When reviewing PE funds I am always reminded of Garrison Keillor and the Tales of Lake Wobegon, where all of the children are above average. It seems that every fund I see assures me they are a true top quartile manager!  This is definitely an area where caveat emptor applies because if you don't know how to recognize the potholes on the road ahead you will be doomed to wreck.

Private Equity can be a very strong investment but it requires having the right partners in your corner to help identify the right managers with which to invest. These are long term investments and the fees are high, so make sure the manager has a distinct advantage and a proven track record of execution.

Let me go back to Granddad.  Sometimes the simplest things get lost in the shuffle. If you take a step back and look around at much of the generational wealth in your community, chances are it is significantly invested in real estate. There are pretty simple reasons for this. First, real estate values are generally stable (or at least a heck of a lot more stable than the stock market) and secondly, there are serious tax advantages to owning real estate, such as the ability to deduct depreciation, tax free re-financings and tax free exchanges when it's time to sell.

From an investment standpoint, owning cash flowing real estate is a way to generate equity-like returns through a combination of steady cash flow, equity build-up through debt amortization and, if you are fortunate, appreciation in the value of the property. To use a baseball analogy, most successful real estate investors are steady singles hitters, targeting modest but predictable properties where they can generate steady income over many years. As a non-professional investor, you should leave the development projects and speculative investments to the pros. Once you own that cash flowing property, you can hold it for many years and the really great properties can be held for generations.

There are a number of tax strategies to further enhance your returns and enable you to keep the majority of your return tax free. That's another whole subject and we will explore that further in another post.
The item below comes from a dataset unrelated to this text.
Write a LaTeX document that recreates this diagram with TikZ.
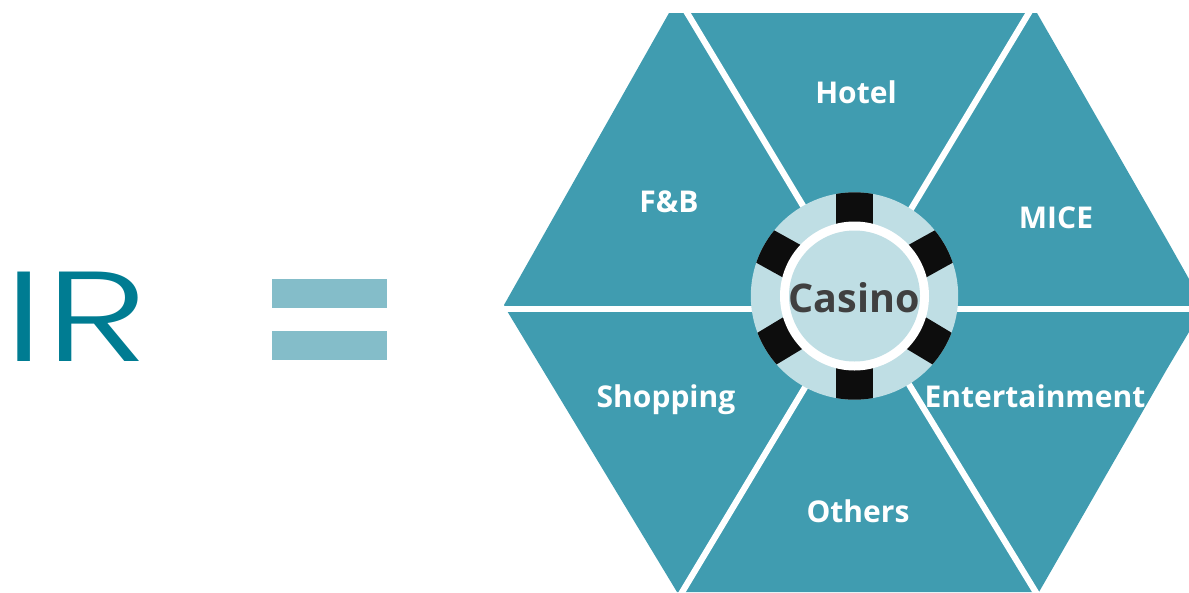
\documentclass[tikz,border=0pt]{standalone}
\usepackage{fontspec}
\setmainfont{Open Sans}
\newfontfamily\irfont{Poppins Light}
\definecolor{teal1}{HTML}{409CB0}
\definecolor{chiplight}{HTML}{BFDEE4}
\definecolor{chipblack}{HTML}{0D0D0D}
\definecolor{irteal}{HTML}{007C92}
\definecolor{eqteal}{HTML}{84BDC9}
\definecolor{casinogrey}{HTML}{404040}
\tikzset{
  seglabel/.style={text=white,font=\fontsize{30}{30}\selectfont\bfseries,inner sep=0pt,anchor=base},
  stripe/.style={draw=white,line width=6.2pt},
  iglyph/.style={text=irteal,font=\irfont\fontsize{128}{128}\selectfont,inner sep=0pt,anchor=base west}
}
\begin{document}
\begin{tikzpicture}[x=1pt,y=-1pt]
\useasboundingbox (0,0) rectangle (1189,592);
% IR =
\node[iglyph] (i) at (3,361) {\scalebox{1.4}[1]{I}};
\node[iglyph] (r) at (45.5,361) {\scalebox{1.37}[1]{R}};
\fill[eqteal] (272,279) rectangle (387,308);
\fill[eqteal] (272,331) rectangle (387,360);
% hexagon
\fill[teal1] (669,13) -- (1037,13) -- (1167,240) -- (1189,279) -- (1189,332) -- (1167,369)
  -- (1039,592) -- (677,592) -- (508,312.5) -- (506,309) -- (504,305) -- cycle;
\draw[stripe] (495,309) -- (1195,309);
\draw[stripe] (680,1) -- (865,309);
\draw[stripe] (1036,1) -- (851,309);
\draw[stripe] (675,604) -- (852,309);
\draw[stripe] (1043,604) -- (863,309);
% chip
\coordinate (c) at (854.5,296);
\fill[chiplight] (c) circle[radius=103.7pt];
\begin{scope}
\clip (c) circle[radius=103.7pt];
\foreach \a in {90,-90,29,151,-31,211}{
  \fill[chipblack,shift={(c)},rotate=\a] (60pt,-18.5pt) rectangle (110pt,18.5pt);
}
\end{scope}
\fill[white] (c) circle[radius=74.5pt];
\fill[chiplight] (c) circle[radius=65.5pt];
% labels
\node[seglabel] (hotel) at (856,103) {Hotel};
\node[seglabel] (fb) at (669,212) {F\&B};
\node[seglabel] (mice) at (1056,228) {MICE};
\node[seglabel] (shop) at (666,407) {Shopping};
\node[seglabel] (ent) at (1035,407) {Entertainment};
\node[seglabel] (oth) at (858,522) {Others};
\node[text=casinogrey,font=\fontsize{39.5}{40}\selectfont\bfseries,inner sep=0pt,anchor=base] (cas) at (854,312) {Casino};
\end{tikzpicture}
\end{document}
In the world of alts, we have touched on the basics here. There are many other niche strategies that can be very rewarding such as distressed debt, secured lending, secondary market strategies, royalty stream buyouts, and more.

The bottom line is that we live in an investing world where the public markets are extremely volatile, unpredictable and, for the average investor, completely nerve rattling. A carefully selected portfolio of alternative strategies is a prudent way to protect and grow your assets in a much more predictable way.